Nel caso in esame l'avvocato distrattario delle spese legali ricorreva in Cassazione, censurando la sentenza di merito per l'omessa distrazione delle spese in suo favore e per l'illegittimità del mancato riconoscimento delle spese generali.
Sul primo motivo, la Suprema Corte, all'uopo richiamando la pronuncia delle Sezioni Unite del 7 luglio 2010 n. 16037 (nonché la successiva conforme Cass. 10 gennaio 2011, n. 293), conferma che il rimedio esperibile è costituito dal procedimento di correzione degli errori materiali di cui agli articoli 287 e 288 c.p.c., e non dagli ordinari mezzi di impugnazione, non ritenendo che la richiesta di distrazione possa qualificarsi come domanda autonoma.

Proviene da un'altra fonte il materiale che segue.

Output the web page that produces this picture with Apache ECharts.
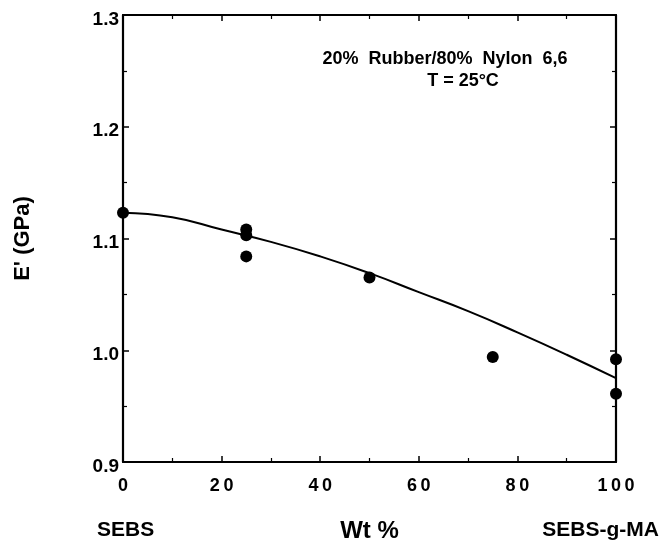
<!DOCTYPE html>
<html>
<head>
<meta charset="utf-8">
<script src="https://cdn.jsdelivr.net/npm/echarts@6/dist/echarts.min.js"></script>
<style>html,body{margin:0;padding:0;background:#fff}#c{width:662px;height:548px}</style>
</head>
<body>
<div id="c"></div>
<script>
// Measured points: [Wt % SEBS-g-MA, E' (GPa)]
const pointsWt = [0, 25, 25, 25, 50, 75, 100, 100];
const pointsE  = [1.123, 1.108, 1.103, 1.084, 1.065, 0.994, 0.992, 0.961];
// Fitted curve
const curveWt = [0, 10, 20, 30, 40, 50, 60, 70, 80, 90, 100];
const curveE  = [1.123, 1.119, 1.108, 1.097, 1.084, 1.069, 1.052, 1.035, 1.016, 0.996, 0.975];
const xTicks = [0, 20, 40, 60, 80, 100];
const yTicks = [0.9, 1.0, 1.1, 1.2, 1.3];

const FONT = '"Liberation Sans", Arial, sans-serif';
const chart = echarts.init(document.getElementById('c'));
const axisLine = { show: true, onZero: false, lineStyle: { color: '#000', width: 2.2 } };
const tick = { inside: true, length: 6, lineStyle: { color: '#000', width: 1.5 } };
const minor = { show: true, splitNumber: 2, length: 4, lineStyle: { color: '#000', width: 1.2 } };
chart.setOption({
  animation: false,
  backgroundColor: '#fff',
  grid: { left: 123, right: 46, top: 15, bottom: 83 },
  xAxis: [
    { type: 'value', min: xTicks[0], max: xTicks[xTicks.length - 1], interval: 20,
      axisLine, splitLine: { show: false }, axisTick: tick, minorTick: minor,
      axisLabel: { color: '#000', fontFamily: FONT, fontWeight: 'bold', fontSize: 18, margin: 15,
        formatter: v => String(v).split('').join('\u2009') },
      name: 'Wt %', nameLocation: 'middle', nameGap: 57,
      nameTextStyle: { color: '#000', fontFamily: FONT, fontWeight: 'bold', fontSize: 24 } },
    { type: 'value', position: 'top', min: 0, max: 100, interval: 20,
      axisLine, splitLine: { show: false }, axisTick: tick, minorTick: minor,
      axisLabel: { show: false } }
  ],
  yAxis: [
    { type: 'value', min: yTicks[0], max: yTicks[yTicks.length - 1], interval: 0.1,
      axisLine, splitLine: { show: false }, axisTick: tick, minorTick: minor,
      axisLabel: { color: '#000', fontFamily: FONT, fontWeight: 'bold', fontSize: 19, margin: 4,
        formatter: v => '{a|' + v.toFixed(1) + '}',
        rich: { a: { fontFamily: FONT, fontWeight: 'bold', fontSize: 19, color: '#000', padding: [9, 0, 0, 0] } } },
      name: "E' (GPa)", nameLocation: 'middle', nameGap: 89, nameRotate: 90,
      nameTextStyle: { color: '#000', fontFamily: FONT, fontWeight: 'bold', fontSize: 22 } },
    { type: 'value', position: 'right', min: 0.9, max: 1.3, interval: 0.1,
      axisLine, splitLine: { show: false }, axisTick: tick, minorTick: minor,
      axisLabel: { show: false } }
  ],
  graphic: [
    { type: 'text', x: 97, y: 530, style: { text: 'SEBS', fill: '#000', font: 'bold 21px ' + FONT, textVerticalAlign: 'middle' } },
    { type: 'text', x: 659, y: 530, style: { text: 'SEBS-g-MA', fill: '#000', font: 'bold 21px ' + FONT, textAlign: 'right', textVerticalAlign: 'middle' } },
    { type: 'text', x: 445, y: 59, style: { text: '20%  Rubber/80%  Nylon  6,6', fill: '#000', font: 'bold 18px ' + FONT, textAlign: 'center', textVerticalAlign: 'middle' } },
    { type: 'text', x: 463, y: 81, style: { text: 'T = 25\u00B0C', fill: '#000', font: 'bold 18px ' + FONT, textAlign: 'center', textVerticalAlign: 'middle' } }
  ],
  series: [
    { type: 'line', data: curveWt.map((x, i) => [x, curveE[i]]), smooth: true, showSymbol: false,
      lineStyle: { color: '#000', width: 2 }, z: 2 },
    { type: 'scatter', data: pointsWt.map((x, i) => [x, pointsE[i]]), symbol: 'circle', symbolSize: 12,
      itemStyle: { color: '#000', opacity: 1 }, z: 3, clip: false }
  ]
});
</script>
</body>
</html>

Quanto al secondo motivo, la Corte afferma che resta preclusa al difensore distrattario l'impugnazione in proprio in ordine alla contestazione della congruità o legittimità della liquidazione delle spese e segnatamente del riconoscimento espresso della maggiorazione forfetaria per spese generali, rimanendo tale legittimazione in capo della sola parte rappresentata.
Unica ipotesi di impugnazione in proprio ammessa per il legale e per la quale il medesimo potrebbe assurgere al ruolo di parte processuale, sarebbe il caso di contestazione sulla legittimità della disposta distrazione.